[begin RECORDS PROVIDED]

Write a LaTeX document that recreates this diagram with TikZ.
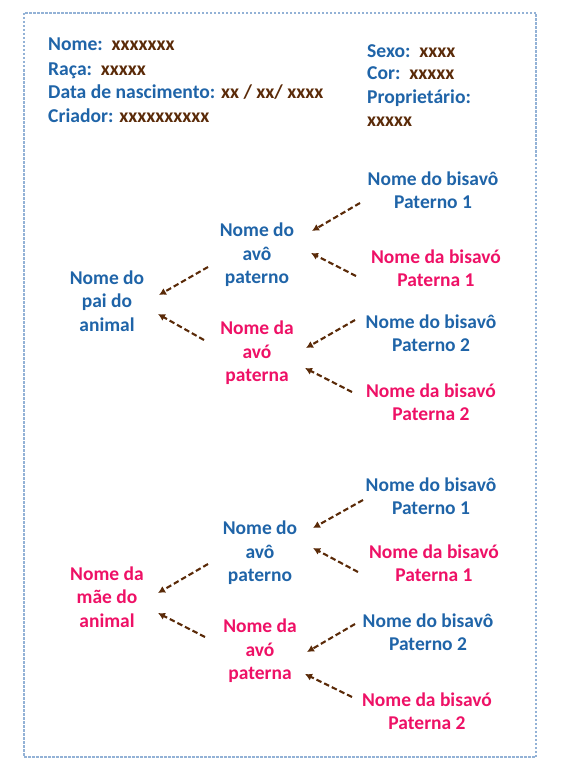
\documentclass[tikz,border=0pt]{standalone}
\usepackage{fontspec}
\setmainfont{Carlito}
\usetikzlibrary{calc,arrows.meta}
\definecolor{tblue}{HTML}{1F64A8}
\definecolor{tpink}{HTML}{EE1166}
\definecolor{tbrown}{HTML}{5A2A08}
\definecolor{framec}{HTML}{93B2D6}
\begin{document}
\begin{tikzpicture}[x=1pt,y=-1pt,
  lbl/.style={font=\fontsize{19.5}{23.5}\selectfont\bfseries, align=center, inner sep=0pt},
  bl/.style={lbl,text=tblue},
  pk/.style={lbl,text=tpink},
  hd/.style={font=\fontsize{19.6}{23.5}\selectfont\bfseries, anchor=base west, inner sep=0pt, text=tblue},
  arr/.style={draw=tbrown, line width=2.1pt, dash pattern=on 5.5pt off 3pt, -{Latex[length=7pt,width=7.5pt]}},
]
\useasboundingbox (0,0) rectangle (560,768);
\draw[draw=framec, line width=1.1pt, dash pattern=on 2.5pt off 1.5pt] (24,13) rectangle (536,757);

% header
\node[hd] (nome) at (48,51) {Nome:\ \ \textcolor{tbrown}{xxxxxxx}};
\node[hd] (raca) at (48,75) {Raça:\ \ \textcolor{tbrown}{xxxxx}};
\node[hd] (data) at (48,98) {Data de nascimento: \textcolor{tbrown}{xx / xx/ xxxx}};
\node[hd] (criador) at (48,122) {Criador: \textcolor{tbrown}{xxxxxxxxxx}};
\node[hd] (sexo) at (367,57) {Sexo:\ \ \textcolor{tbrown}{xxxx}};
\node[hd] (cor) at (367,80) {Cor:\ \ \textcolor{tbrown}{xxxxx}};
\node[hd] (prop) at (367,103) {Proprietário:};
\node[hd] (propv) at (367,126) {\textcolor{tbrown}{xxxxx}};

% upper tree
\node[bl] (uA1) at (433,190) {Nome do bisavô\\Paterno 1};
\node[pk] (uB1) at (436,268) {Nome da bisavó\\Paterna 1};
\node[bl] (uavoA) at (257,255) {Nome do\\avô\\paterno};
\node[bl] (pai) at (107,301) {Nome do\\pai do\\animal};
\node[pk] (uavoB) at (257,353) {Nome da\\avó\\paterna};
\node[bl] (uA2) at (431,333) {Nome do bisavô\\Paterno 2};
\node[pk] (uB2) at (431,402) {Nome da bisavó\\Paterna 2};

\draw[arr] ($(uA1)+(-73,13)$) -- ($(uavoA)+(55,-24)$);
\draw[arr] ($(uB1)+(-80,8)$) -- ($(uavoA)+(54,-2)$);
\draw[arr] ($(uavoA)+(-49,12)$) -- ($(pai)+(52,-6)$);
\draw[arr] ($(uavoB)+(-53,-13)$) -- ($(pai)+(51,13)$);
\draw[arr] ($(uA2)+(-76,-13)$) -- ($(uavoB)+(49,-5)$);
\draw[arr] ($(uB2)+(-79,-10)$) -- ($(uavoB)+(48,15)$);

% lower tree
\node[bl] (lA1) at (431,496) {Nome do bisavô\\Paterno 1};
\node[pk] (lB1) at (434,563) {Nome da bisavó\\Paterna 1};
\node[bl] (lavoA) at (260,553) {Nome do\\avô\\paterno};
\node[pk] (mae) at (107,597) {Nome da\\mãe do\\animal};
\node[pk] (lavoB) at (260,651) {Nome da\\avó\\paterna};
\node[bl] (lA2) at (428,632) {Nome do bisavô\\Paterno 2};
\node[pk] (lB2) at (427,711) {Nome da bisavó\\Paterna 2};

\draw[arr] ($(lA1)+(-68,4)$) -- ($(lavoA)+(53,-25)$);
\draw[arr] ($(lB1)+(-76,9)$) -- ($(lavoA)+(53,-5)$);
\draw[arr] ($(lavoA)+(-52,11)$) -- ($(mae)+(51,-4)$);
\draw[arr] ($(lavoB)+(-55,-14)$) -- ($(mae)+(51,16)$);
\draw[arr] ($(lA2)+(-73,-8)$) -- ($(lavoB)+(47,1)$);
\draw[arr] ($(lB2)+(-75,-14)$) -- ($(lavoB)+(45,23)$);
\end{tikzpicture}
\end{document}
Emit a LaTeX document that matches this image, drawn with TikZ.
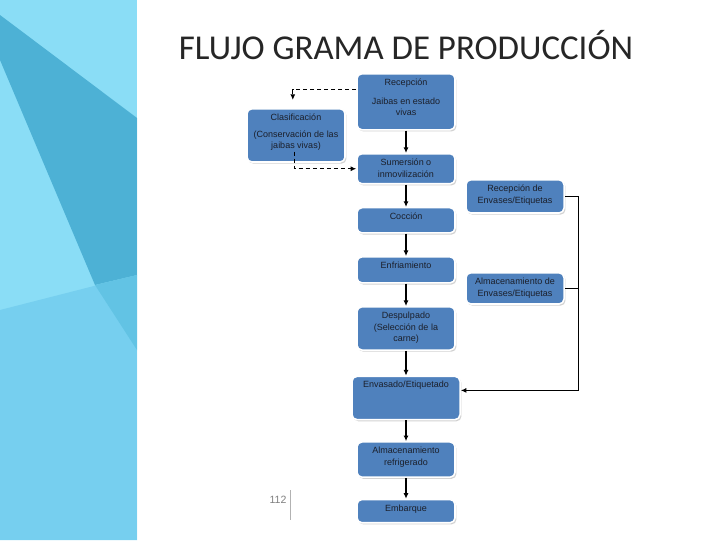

[end RECORDS PROVIDED]

▶ **REQUIRED TASK**: Restate the data word for word from its first line through the line with "(propv) at (367,126)", leaving out any picture along the way.

▶ **WRITTEN RESPONSE**:
Write a LaTeX document that recreates this diagram with TikZ.
\documentclass[tikz,border=0pt]{standalone}
\usepackage{fontspec}
\setmainfont{Carlito}
\usetikzlibrary{calc,arrows.meta}
\definecolor{tblue}{HTML}{1F64A8}
\definecolor{tpink}{HTML}{EE1166}
\definecolor{tbrown}{HTML}{5A2A08}
\definecolor{framec}{HTML}{93B2D6}
\begin{document}
\begin{tikzpicture}[x=1pt,y=-1pt,
  lbl/.style={font=\fontsize{19.5}{23.5}\selectfont\bfseries, align=center, inner sep=0pt},
  bl/.style={lbl,text=tblue},
  pk/.style={lbl,text=tpink},
  hd/.style={font=\fontsize{19.6}{23.5}\selectfont\bfseries, anchor=base west, inner sep=0pt, text=tblue},
  arr/.style={draw=tbrown, line width=2.1pt, dash pattern=on 5.5pt off 3pt, -{Latex[length=7pt,width=7.5pt]}},
]
\useasboundingbox (0,0) rectangle (560,768);
\draw[draw=framec, line width=1.1pt, dash pattern=on 2.5pt off 1.5pt] (24,13) rectangle (536,757);

% header
\node[hd] (nome) at (48,51) {Nome:\ \ \textcolor{tbrown}{xxxxxxx}};
\node[hd] (raca) at (48,75) {Raça:\ \ \textcolor{tbrown}{xxxxx}};
\node[hd] (data) at (48,98) {Data de nascimento: \textcolor{tbrown}{xx / xx/ xxxx}};
\node[hd] (criador) at (48,122) {Criador: \textcolor{tbrown}{xxxxxxxxxx}};
\node[hd] (sexo) at (367,57) {Sexo:\ \ \textcolor{tbrown}{xxxx}};
\node[hd] (cor) at (367,80) {Cor:\ \ \textcolor{tbrown}{xxxxx}};
\node[hd] (prop) at (367,103) {Proprietário:};
\node[hd] (propv) at (367,126) {\textcolor{tbrown}{xxxxx}};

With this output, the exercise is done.